For the Respondent, the submissions on the issue are that under the provisions of order 23 Rule 4, the duty of the High court on the date fixed for hearing, was to see if there was a notice of intention to defend the action by the Appellant accompanied by an affidavit disclosing a defence on the merit and then decide whether to grant leave or not, when the Appellant did not file the notice of intention to defend the action as required by the Rule, the High Court acted as provided by the provisions to hear the suit as undefended and thereby entered judgment for the Respondent. It was submitted that High Court had no other option than to hear the suit as an undefended suit when the Appellant did not file a notice of intention to defend the action, citing as authority, the cases of AGUEZE v PAN AFRICAN BANK LTD. (1992) 4 NWLR (233) 76 at 86; N. I. V. LTD. V. AFRO-SHELTERS LTD. (2010) 7 NWLR (1175) 209 at 239; BEN THOMAS HOTELS LTD. V SEBI FURNITURE CO. LTD. (1990) 1 BMLR, 104.

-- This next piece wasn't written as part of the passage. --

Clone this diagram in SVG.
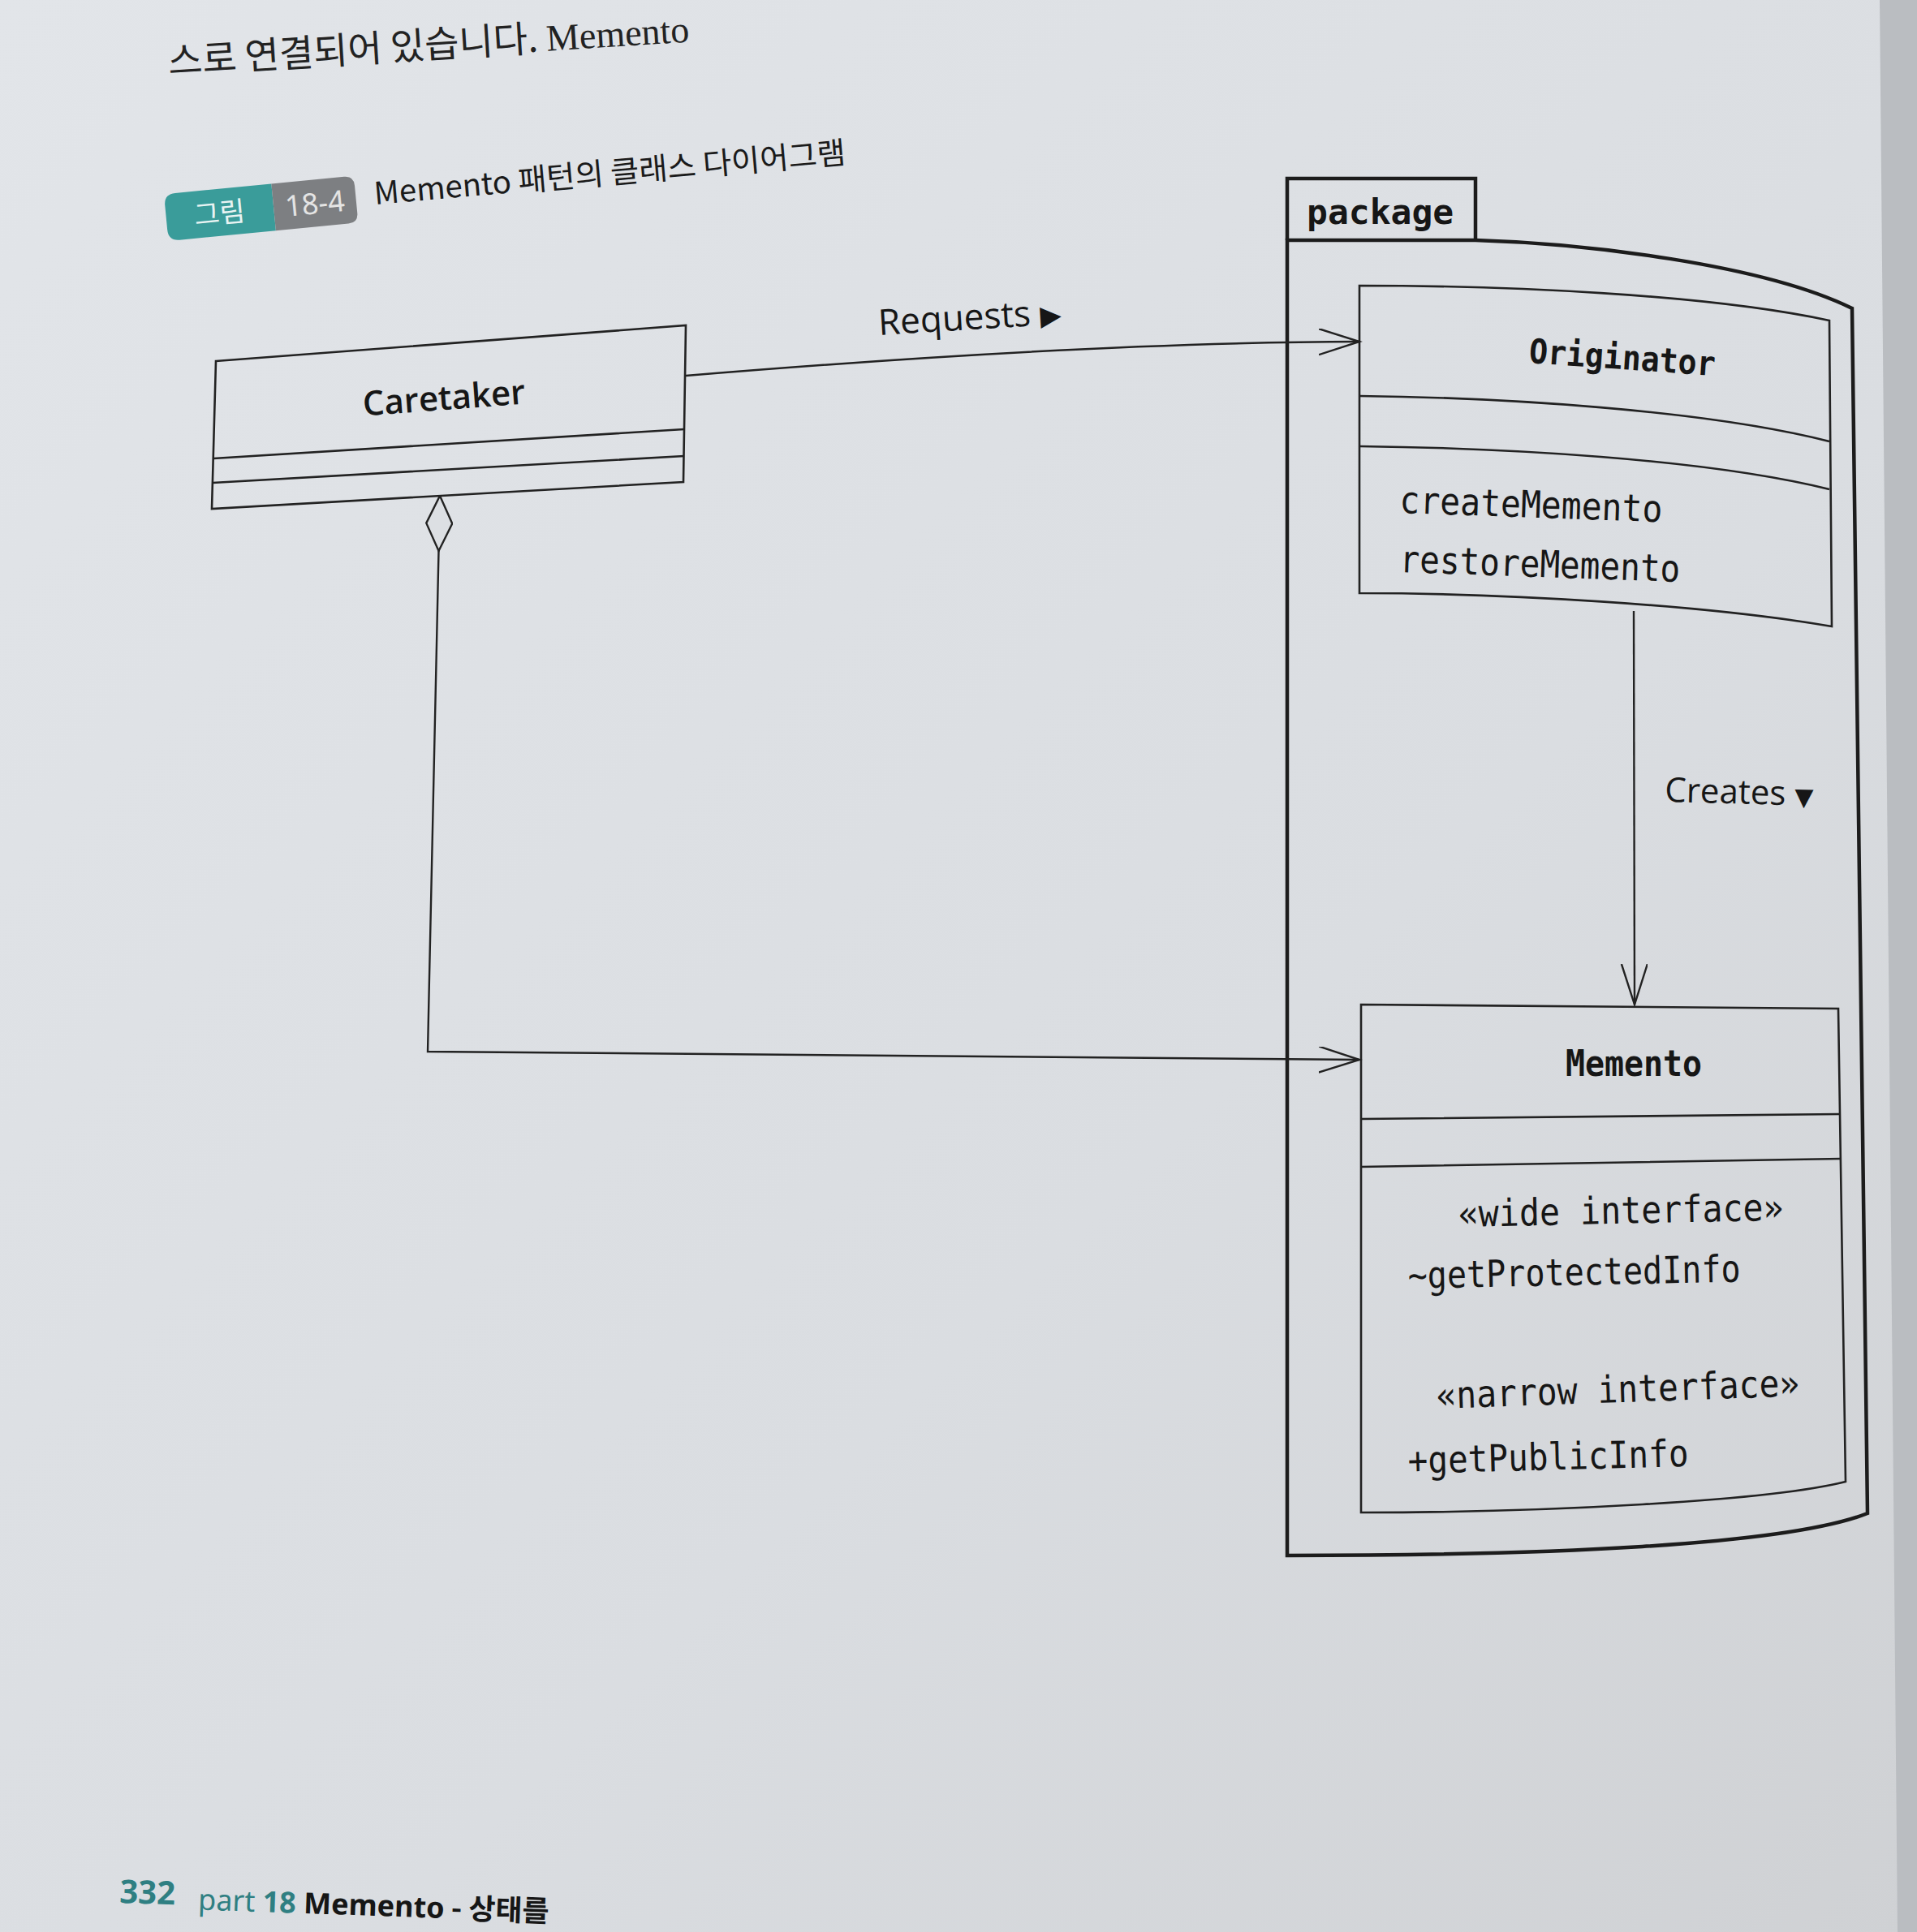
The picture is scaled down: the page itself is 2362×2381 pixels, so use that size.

Similarly, the cases of NWAKAMA v IKO LOCAL GOVERNMENT, CROSS RIVER STATE (1996) 3 NWLR (439) 732 at 739 and N.C/CE (NPI ) v MABOL ASSOCIATES LTD. (2010) 2 NWLR (1179) 612 at 617 were referred to on the application of the provisions of Order 23, Rule 1.
It was then submitted that it would amount to asking the High Court to conduct the Appellant’s case if it were to on its own, grant leave to defend when the Appellant did not file a notice of an intention to do so as required by the Rules of court. That the court had no power to do that as was held in the case of UAC (NIC) PLC v SOBODU (2007) 6 NWLR (1030) 368 at 370.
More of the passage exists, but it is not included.